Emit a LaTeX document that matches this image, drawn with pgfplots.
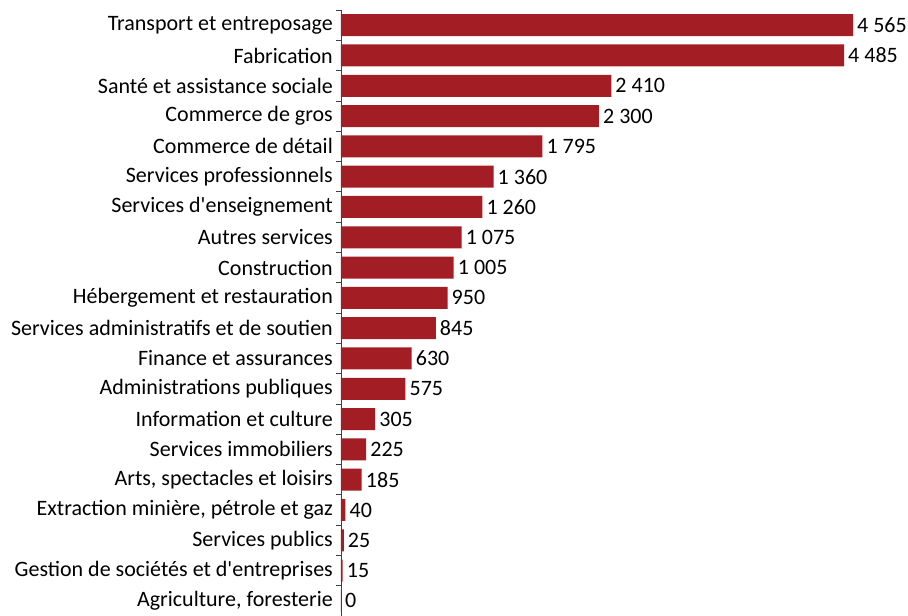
\documentclass[border=0pt]{standalone}
\usepackage{pgfplots}
\pgfplotsset{compat=1.18}
\usepackage{fontspec}
\setmainfont{Carlito}
\definecolor{barred}{RGB}{162,30,36}
\newcommand{\ap}{\textquotesingle{}}
\begin{document}
\begin{tikzpicture}
\fontsize{22pt}{26pt}\selectfont
\begin{axis}[
  at={(0,0)}, anchor=south west,
  scale only axis,
  width=512pt, height=606pt,
  xbar, bar width=22pt,
  xmin=0, xmax=4565,
  ymin=-0.5, ymax=19.5,
  y dir=reverse,
  hide x axis,
  axis y line*=left,
  y axis line style={black!75, line width=0.8pt},
  ytick={0,...,19},
  major tick length=0pt,
  minor ytick={-0.5,0.5,...,19.5},
  minor tick length=5pt,
  tick align=outside,
  minor tick style={black!75, line width=0.8pt},
  yticklabels={Transport et entreposage, Fabrication, Santé et assistance sociale, Commerce de gros, Commerce de détail, Services professionnels, Services d\ap enseignement, Autres services, Construction, Hébergement et restauration, Services administratifs et de soutien, Finance et assurances, Administrations publiques, Information et culture, Services immobiliers, {Arts, spectacles et loisirs}, {Extraction minière, pétrole et gaz}, Services publics, Gestion de sociétés et d\ap entreprises, {Agriculture, foresterie}},
  yticklabel style={font=\fontsize{22pt}{26pt}\selectfont, text=black, inner sep=0pt, xshift=-8pt},
  point meta=explicit symbolic,
  nodes near coords,
  nodes near coords style={font=\fontsize{22pt}{26pt}\selectfont, text=black, anchor=west, inner sep=0pt, xshift=4pt},
  clip=false,
]
\addplot[fill=barred, draw=none] coordinates {
(4565,0) [4 565]
(4485,1) [4 485]
(2410,2) [2 410]
(2300,3) [2 300]
(1795,4) [1 795]
(1360,5) [1 360]
(1260,6) [1 260]
(1075,7) [1 075]
(1005,8) [1 005]
(950,9) [950]
(845,10) [845]
(630,11) [630]
(575,12) [575]
(305,13) [305]
(225,14) [225]
(185,15) [185]
(40,16) [40]
(25,17) [25]
(15,18) [15]
(0,19) [0]
};
\end{axis}
\pgfresetboundingbox
\path (-341pt,0pt) rectangle (567pt,616pt);
\end{tikzpicture}
\end{document}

________

Task to complete
Without the pictures, write out the whole listing above exactly as it appears.

Answer in full
Emit a LaTeX document that matches this image, drawn with pgfplots.
\documentclass[border=0pt]{standalone}
\usepackage{pgfplots}
\pgfplotsset{compat=1.18}
\usepackage{fontspec}
\setmainfont{Carlito}
\definecolor{barred}{RGB}{162,30,36}
\newcommand{\ap}{\textquotesingle{}}
\begin{document}
\begin{tikzpicture}
\fontsize{22pt}{26pt}\selectfont
\begin{axis}[
  at={(0,0)}, anchor=south west,
  scale only axis,
  width=512pt, height=606pt,
  xbar, bar width=22pt,
  xmin=0, xmax=4565,
  ymin=-0.5, ymax=19.5,
  y dir=reverse,
  hide x axis,
  axis y line*=left,
  y axis line style={black!75, line width=0.8pt},
  ytick={0,...,19},
  major tick length=0pt,
  minor ytick={-0.5,0.5,...,19.5},
  minor tick length=5pt,
  tick align=outside,
  minor tick style={black!75, line width=0.8pt},
  yticklabels={Transport et entreposage, Fabrication, Santé et assistance sociale, Commerce de gros, Commerce de détail, Services professionnels, Services d\ap enseignement, Autres services, Construction, Hébergement et restauration, Services administratifs et de soutien, Finance et assurances, Administrations publiques, Information et culture, Services immobiliers, {Arts, spectacles et loisirs}, {Extraction minière, pétrole et gaz}, Services publics, Gestion de sociétés et d\ap entreprises, {Agriculture, foresterie}},
  yticklabel style={font=\fontsize{22pt}{26pt}\selectfont, text=black, inner sep=0pt, xshift=-8pt},
  point meta=explicit symbolic,
  nodes near coords,
  nodes near coords style={font=\fontsize{22pt}{26pt}\selectfont, text=black, anchor=west, inner sep=0pt, xshift=4pt},
  clip=false,
]
\addplot[fill=barred, draw=none] coordinates {
(4565,0) [4 565]
(4485,1) [4 485]
(2410,2) [2 410]
(2300,3) [2 300]
(1795,4) [1 795]
(1360,5) [1 360]
(1260,6) [1 260]
(1075,7) [1 075]
(1005,8) [1 005]
(950,9) [950]
(845,10) [845]
(630,11) [630]
(575,12) [575]
(305,13) [305]
(225,14) [225]
(185,15) [185]
(40,16) [40]
(25,17) [25]
(15,18) [15]
(0,19) [0]
};
\end{axis}
\pgfresetboundingbox
\path (-341pt,0pt) rectangle (567pt,616pt);
\end{tikzpicture}
\end{document}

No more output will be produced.